Dead Chickens Tell No Tales, Though Journalists Might

by Frost Smith on October 5, 2015

If these scientists shopped at a typical grocery store, they couldn’t do their experiments. Apparently, they looked for chickens with their necks where they should be, and even with their heads still attached, and took pictures of them after pushing their necks around to various stages. Sound a bit macabre?

To be fair, they were taking x-rays, not normal pictures, and they were then measuring the angles of the vertebrae connections at the various positions. Why, you ask? Because they think chickens are living (well, dead for the experiments) dinosaurs. They were hoping for insight into why so many fossilized dinosaurs are buried in rock appearing to be in what’s been called the “throes of death”—called the opisthotonic posture—with the long neck extended unnaturally toward the animal’s back.

But this isn’t the first time scientists have dabbled in dead dinosaurs, er, chickens. Back in 2011, Dr. Elizabeth Mitchell talked about a similar study where dead chickens were dunked in freshwater and observed to have the trademark neck recoil, apparently in response to the immersion. This has been observed in other studies as well. Of course this makes sense with a biblical Flood burial. But the action of the violent floodwaters, we would argue, is probably more the culprit.

Going Above and Beyond to Deny the Possibility of Water Currents?

Ironically, the report on the newer study says, “Others have attributed the pose to shrinking neck ligaments after death, or (not very convincingly) to water currents twisting the bodies around,” despite the actual study having nothing to do with water. Where did that statement about water currents come from, and who wasn’t convinced?

Traumador

Gorgosaurus fossil with opisthotonic posture. By Traumador the Tyrannosaur (Peter and the Albertosaurus) [CC BY 2.0 (http://creativecommons.org/licenses/by/2.0)], via Wikimedia Commons

The study being reported on talked primarily about how bird anatomy facilitated the pose, not so much other processes such as water currents that could also be involved. In fact, the study states that the posture “can, in chickens at least, be facilitated simply through the limpness associated with death combined with the imposition of a relatively modest displacing force.” They continue, saying, “it is likely that the various configurations are related to the enormous diversity of causes of death coupled with the circumstances experienced immediately upon death, and relatively shortly thereafter” (emphases added). Water deposition wasn’t exactly ruled out by these scientists!
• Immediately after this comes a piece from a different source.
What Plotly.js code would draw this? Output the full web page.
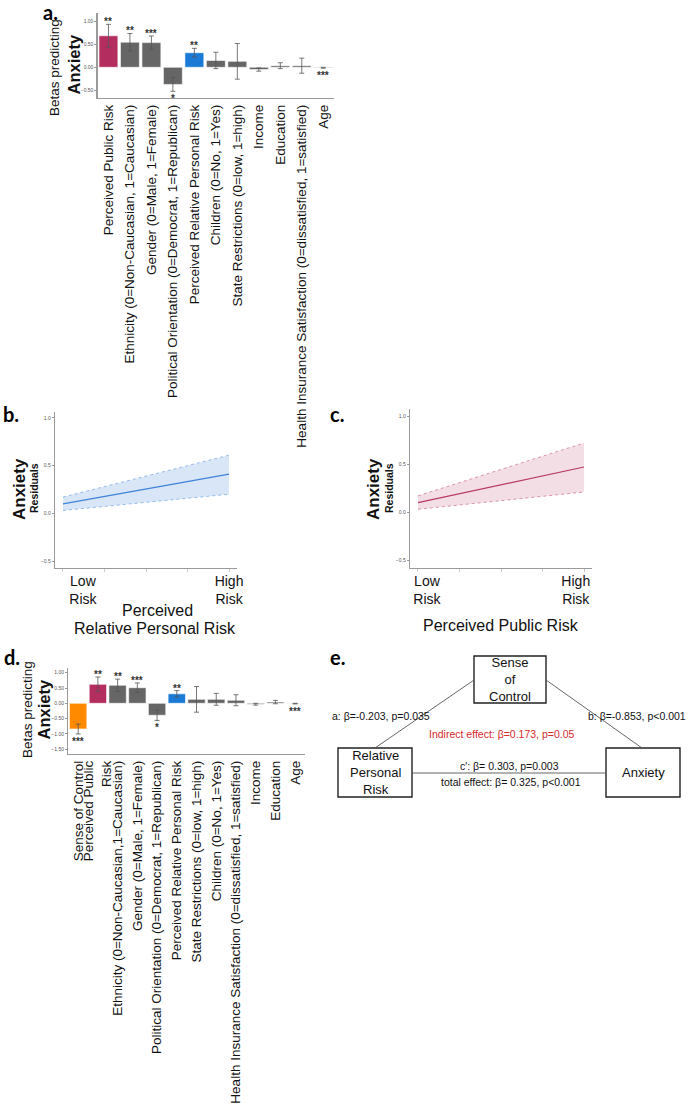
<!DOCTYPE html>
<html><head><meta charset="utf-8">
<script src="https://cdn.plot.ly/plotly-3.0.1.min.js"></script>
<style>html,body{margin:0;padding:0;background:#fff}</style>
</head><body><div id="chart" style="width:690px;height:1109px"></div>
<script>
// ---------- DATA ----------
const categoriesA = ["Perceived Public Risk","Ethnicity (0=Non-Caucasian, 1=Caucasian)","Gender (0=Male, 1=Female)","Political Orientation (0=Democrat, 1=Republican)","Perceived Relative Personal Risk","Children (0=No, 1=Yes)","State Restrictions (0=low, 1=high)","Income","Education","Health Insurance Satisfaction (0=dissatisfied, 1=satisfied)","Age"];
const betasA  = [0.69, 0.55, 0.54, -0.375, 0.32, 0.15, 0.13, -0.05, 0.035, 0.035, -0.01];
const errorsA = [0.25, 0.19, 0.145, 0.15, 0.095, 0.18, 0.39, 0.035, 0.065, 0.165, 0.01];
const starsA  = ["**","**","***","*","**","","","","","","***"];

const categoriesD = ["Sense of Control","Perceived Public<br>Risk","Ethnicity (0=Non-Caucasian,1=Caucasian)","Gender (0=Male, 1=Female)","Political Orientation (0=Democrat, 1=Republican)","Perceived Relative Personal Risk","State Restrictions (0=low, 1=high)","Children (0=No, 1=Yes)","Health Insurance Satisfaction (0=dissatisfied, 1=satisfied)","Income","Education","Age"];
const betasD  = [-0.84, 0.62, 0.59, 0.51, -0.39, 0.31, 0.13, 0.13, 0.10, -0.03, 0.04, -0.01];
const errorsD = [0.16, 0.24, 0.20, 0.155, 0.17, 0.105, 0.42, 0.195, 0.18, 0.03, 0.055, 0.01];
const starsD  = ["***","**","**","***","*","**","","","","","","***"];

const riskLevels    = [0, 1];
const fitPersonal   = [0.10, 0.41];
const lowerPersonal = [0.03, 0.20];
const upperPersonal = [0.17, 0.61];
const fitPublic     = [0.10, 0.47];
const lowerPublic   = [0.03, 0.21];
const upperPublic   = [0.17, 0.72];
const riskTickText  = ["Low<br>Risk", "High<br>Risk"];

// ---------- STYLE ----------
const W = 690, H = 1109;
const X = p => p / W;
const Y = p => 1 - p / H;
const FONT = "Liberation Sans, Arial, sans-serif";
const LETTER = "Lato, Open Sans, sans-serif";
const GREY = "#666666", MAGENTA = "#B32D5E", BLUE = "#1B7AD6", ORANGE = "#FF8A00";
const highlight = {"Perceived Public Risk": MAGENTA, "Perceived Public<br>Risk": MAGENTA,
                   "Perceived Relative Personal Risk": BLUE, "Sense of Control": ORANGE};
const colorFor = c => highlight[c] || GREY;

function barTrace(cats, vals, errs, xa, ya) {
  return {type: "bar", x: cats, y: vals, xaxis: xa, yaxis: ya,
    marker: {color: cats.map(colorFor), line: {color: "#ffffff", width: 0.6}},
    error_y: {type: "data", array: errs, visible: true, color: "#555", thickness: 0.8, width: 2.5},
    hoverinfo: "skip"};
}
function bandTraces(xs, lo, hi, fit, col, fillcol, xa, ya) {
  return [
    {x: xs, y: lo, mode: "lines", line: {color: col, width: 0.5, dash: "dot"}, xaxis: xa, yaxis: ya, hoverinfo: "skip"},
    {x: xs, y: hi, mode: "lines", fill: "tonexty", fillcolor: fillcol, line: {color: col, width: 0.5, dash: "dot"}, xaxis: xa, yaxis: ya, hoverinfo: "skip"},
    {x: xs, y: fit, mode: "lines", line: {color: col, width: 1.2}, xaxis: xa, yaxis: ya, hoverinfo: "skip"}
  ];
}
function starAnns(cats, vals, errs, stars, xr, yr) {
  const out = [];
  cats.forEach((c, i) => {
    if (!stars[i]) return;
    const up = vals[i] >= 0;
    out.push({x: c, y: up ? vals[i] + errs[i] : vals[i] - errs[i], xref: xr, yref: yr,
      text: "<b>" + stars[i] + "</b>", showarrow: false, yanchor: up ? "bottom" : "top", yshift: up ? -5 : 0,
      font: {family: FONT, size: 10, color: "#333"}});
  });
  return out;
}

const data = [
  barTrace(categoriesA, betasA, errorsA, "x", "y"),
  ...bandTraces(riskLevels, lowerPersonal, upperPersonal, fitPersonal, "#3F83D8", "rgba(63,131,216,0.2)", "x2", "y2"),
  ...bandTraces(riskLevels, lowerPublic, upperPublic, fitPublic, "#B83A66", "rgba(184,58,102,0.17)", "x3", "y3"),
  barTrace(categoriesD, betasD, errorsD, "x4", "y4")
];

const axisLine = {showline: true, linecolor: "#9a9a9a", linewidth: 1.3, showgrid: false, zeroline: false};
const yTickFont = {family: FONT, size: 5, color: "#555"};
const catFont = {family: FONT, size: 13.5, color: "#111"};

const layout = {
  width: W, height: H, margin: {l: 0, r: 0, t: 0, b: 0},
  paper_bgcolor: "#fff", plot_bgcolor: "#fff", showlegend: false, bargap: 0.12,
  xaxis: Object.assign({}, axisLine, {domain: [X(97.7), X(334)], anchor: "y", tickangle: -90, tickfont: catFont, ticks: ""}),
  yaxis: Object.assign({}, axisLine, {domain: [Y(98), Y(13)], anchor: "x", range: [-0.672, 1.188],
    tickvals: [-0.5, 0, 0.5, 1], tickformat: ".2f", ticks: "outside", ticklen: 2, tickcolor: "#999", tickfont: yTickFont}),
  xaxis2: Object.assign({}, axisLine, {domain: [X(55), X(237)], anchor: "y2", range: [-0.048, 1.048],
    tickvals: [0.12, 1.0], ticktext: riskTickText, ticks: "", tickfont: {family: FONT, size: 14, color: "#111"},
    minor: {ticks: "outside", ticklen: 3, tickcolor: "#ccc", tick0: 0, dtick: 0.25}}),
  yaxis2: Object.assign({}, axisLine, {domain: [Y(568), Y(412)], anchor: "x2", range: [-0.573, 1.062],
    tickvals: [-0.5, 0, 0.5, 1], tickformat: ".1f", ticks: "outside", ticklen: 2, tickcolor: "#999", tickfont: yTickFont}),
  xaxis3: Object.assign({}, axisLine, {domain: [X(410), X(591.7)], anchor: "y3", range: [-0.048, 1.046],
    tickvals: [0.054, 0.95], ticktext: riskTickText, ticks: "", tickfont: {family: FONT, size: 14, color: "#111"},
    minor: {ticks: "outside", ticklen: 3, tickcolor: "#ccc", tick0: 0, dtick: 0.25}}),
  yaxis3: Object.assign({}, axisLine, {domain: [Y(567.7), Y(409)], anchor: "x3", range: [-0.577, 1.073],
    tickvals: [-0.5, 0, 0.5, 1], tickformat: ".1f", ticks: "outside", ticklen: 2, tickcolor: "#999", tickfont: yTickFont}),
  xaxis4: Object.assign({}, axisLine, {domain: [X(68.3), X(305)], anchor: "y4", tickangle: -90, tickfont: catFont, ticks: ""}),
  yaxis4: Object.assign({}, axisLine, {domain: [Y(754), Y(668)], anchor: "x4", range: [-1.657, 1.154],
    tickvals: [-1.5, -1, -0.5, 0, 0.5, 1], tickformat: ".2f", ticks: "outside", ticklen: 2, tickcolor: "#999", tickfont: yTickFont}),
  shapes: [],
  annotations: []
};

const ann = layout.annotations;
function txt(x, y, text, size, opts) {
  ann.push(Object.assign({x: X(x), y: Y(y), xref: "paper", yref: "paper", text: text, showarrow: false,
    xanchor: "center", yanchor: "middle", font: {family: FONT, size: size, color: "#111"}}, opts || {}));
}
// panel letters
[["a.", 50, 12], ["b.", 11, 414], ["c.", 337, 414], ["d.", 12, 657], ["e.", 337, 657]].forEach(l =>
  txt(l[1], l[2], "<b>" + l[0] + "</b>", 20, {font: {family: LETTER, size: 20, color: "#000"}}));
// y titles
txt(55, 67, "Betas predicting", 13.5, {textangle: -90});
txt(73.5, 65, "<b>Anxiety</b>", 16.5, {textangle: -90});
txt(27, 710, "Betas predicting", 13.5, {textangle: -90});
txt(43.5, 710, "<b>Anxiety</b>", 16.5, {textangle: -90});
txt(19, 489, "<b>Anxiety</b>", 17, {textangle: -90});
txt(34, 488, "<b>Residuals</b>", 10.5, {textangle: -90});
txt(373, 489, "<b>Anxiety</b>", 17, {textangle: -90});
txt(389, 488, "<b>Residuals</b>", 10.5, {textangle: -90});
// x titles
txt(157, 610, "Perceived", 16);
txt(155, 628, "Relative Personal Risk", 16);
txt(501, 625, "Perceived Public Risk", 16);
// stars
ann.push(...starAnns(categoriesA, betasA, errorsA, starsA, "x", "y"));
ann.push(...starAnns(categoriesD, betasD, errorsD, starsD, "x4", "y4"));

// panel e: mediation diagram
const box = (x0, y0, x1, y1) => ({type: "rect", xref: "paper", yref: "paper", x0: X(x0), x1: X(x1), y0: Y(y1), y1: Y(y0), line: {color: "#222", width: 1.4}});
const seg = (x0, y0, x1, y1) => ({type: "line", xref: "paper", yref: "paper", x0: X(x0), x1: X(x1), y0: Y(y0), y1: Y(y1), line: {color: "#555", width: 0.9}});
layout.shapes.push(box(474, 656, 546, 703), box(338, 748, 412, 797), box(606, 748, 680, 797),
  seg(474, 680, 375, 748), seg(546, 680, 642, 748), seg(412, 773, 606, 773));
txt(510, 679, "Sense<br>of<br>Control", 13);
txt(375, 772, "Relative<br>Personal<br>Risk", 13);
txt(643, 772, "Anxiety", 13);
txt(381, 716, "a: β=-0.203, p=0.035", 10.5);
txt(637, 716, "b: β=-0.853, p<0.001", 10.5);
txt(502, 734, "Indirect effect: β=0.173, p=0.05", 10.5, {font: {family: FONT, size: 10.5, color: "#D42A2A"}});
txt(510, 766, "c′: β= 0.303, p=0.003", 10.5);
txt(511, 782, "total effect: β= 0.325, p<0.001", 10.5);

Plotly.newPlot("chart", data, layout, {staticPlot: true, displayModeBar: false});
</script></body></html>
The Biblical Perspective of the Chicken Study

Nothing in the actual study goes against what we’d say from the Bible. Chickens have very flexible necks—particularly allowing them to be pushed backwards. The measured angles of the individual backbone connections were obtained through tests in the here and now and are likely repeatable—if you have a grocer to accommodate you! The reason they suggest that fossilized animals are found in these positions is due to their anatomy and the conditions prevalent surrounding their death.

The only issue we’d have is these scientists assuming (because of their evolutionary beliefs) that chickens are related to dinosaurs. Creationists believe birds (chickens) weren’t even created on the same day as dinosaurs, according to Genesis. Birds were created on Day Five and land animals on Day Six. And from a biblical model of origins, birds came before dinosaurs, not afterwards as evolutionists teach. Dinosaur vertebrae are different from chickens’; however, it may be that there are enough similarities for this flexibility issue to be relevant to some varieties of dinosaurs with comparable neck-to-body lengths. And, of course, we’ll write off that comment against water currents in the news source as journalistic bias.